Vielmehr müsse geprüft werden, ob der Täter bereits vor den Taten durch fortgesetztes strafbares Verhalten oder andere Verhaltensauffälligkeiten auf schädliche Neigungen hingewiesen habe. Im vorliegenden Fall hatte die Staatsanwaltschaft frühere Straftaten des Angeklagten – wie Vergehen gegen das Betäubungsmittelgesetz und Sachbeschädigung – gemäß § 45 JGG eingestellt, was auf deren Geringfügigkeit hinweist und keine ausreichende Grundlage für die Annahme schädlicher Neigungen darstellt.
Erziehungsbedarf als Leitmotiv
Der BGH kritisierte die Begründung des Landgerichts, dem Angeklagten müsse erzieherisch vermittelt werden, wie er sich in einem Rechtsstaat zu verhalten habe. Diese Argumentation reiche nicht aus, um schädliche Neigungen anzunehmen, da der Schwerpunkt einer Jugendstrafe auf der nachhaltigen Erziehung liegen müsse. Der Hinweis auf erzieherische Maßnahmen dürfe nicht mit der pauschalen Feststellung schädlicher Neigungen gleichgesetzt werden.
Aktualität der schädlichen Neigungen
Der BGH unterstrich, dass schädliche Neigungen zum Zeitpunkt der Urteilsfindung weiterhin bestehen müssen. Es sei nicht ersichtlich, dass der Alkoholkonsum oder die Erziehungsmängel des Angeklagten noch zum Zeitpunkt der Verurteilung die Gefahr weiterer Straftaten begründeten. Das Landgericht habe dies nicht ausreichend erörtert, was die Verhängung der Jugendstrafe fehlerhaft mache.

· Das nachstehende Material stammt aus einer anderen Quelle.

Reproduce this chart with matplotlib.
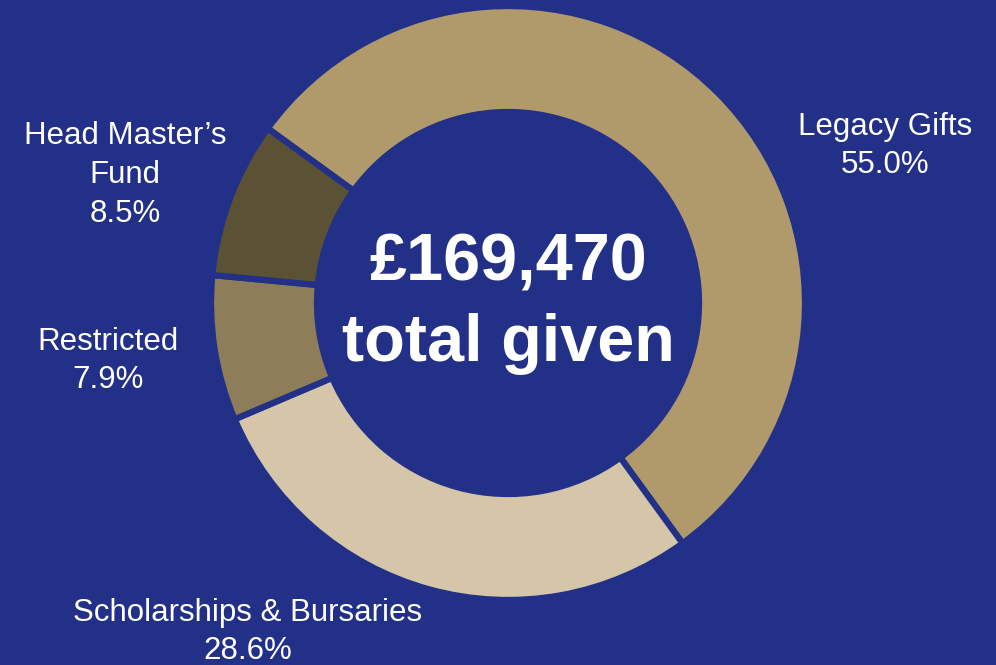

Schwere der Schuld und Abgrenzung zu schädlichen Neigungen
Ein weiterer Kritikpunkt des BGH betraf die fehlende Berücksichtigung der Schwere der Schuld. Das Landgericht hatte sich ausschließlich auf schädliche Neigungen gestützt und die Schwere der Schuld nicht geprüft, obwohl diese bei den begangenen schweren Gewaltdelikten durchaus relevant gewesen wäre. Der BGH wies darauf hin, dass bei Taten mit einem hohen Unrechtsgehalt, wie schwerer Vergewaltigung oder Raub, stets auch die Schwere der Schuld zu prüfen ist.
Fazit
Der Beschluss des BGH zeigt, wie anspruchsvoll die Begründung einer Jugendstrafe ist, wenn diese auf schädlichen Neigungen basiert. Das Gericht verdeutlichte, dass die Feststellung schädlicher Neigungen nicht pauschal auf die Schwere der Taten gestützt werden darf, sondern eine differenzierte Betrachtung der Persönlichkeitsentwicklung und des Erziehungsbedarfs des Täters erfordert. Ebenso betonte der BGH die Notwendigkeit, die Schwere der Schuld bei schweren Straftaten gesondert zu prüfen.
Die Entscheidung stärkt die Anforderungen an die Rechtsprechung im Jugendstrafrecht und macht deutlich, dass das Ziel des Jugendstrafrechts – die Erziehung und Resozialisierung junger Täter – eine präzise rechtliche und pädagogische Abwägung verlangt. Für die Praxis bedeutet das, dass Gerichte noch sorgfältiger prüfen müssen, ob eine Jugendstrafe gerechtfertigt ist und welche Gründe sie tragen.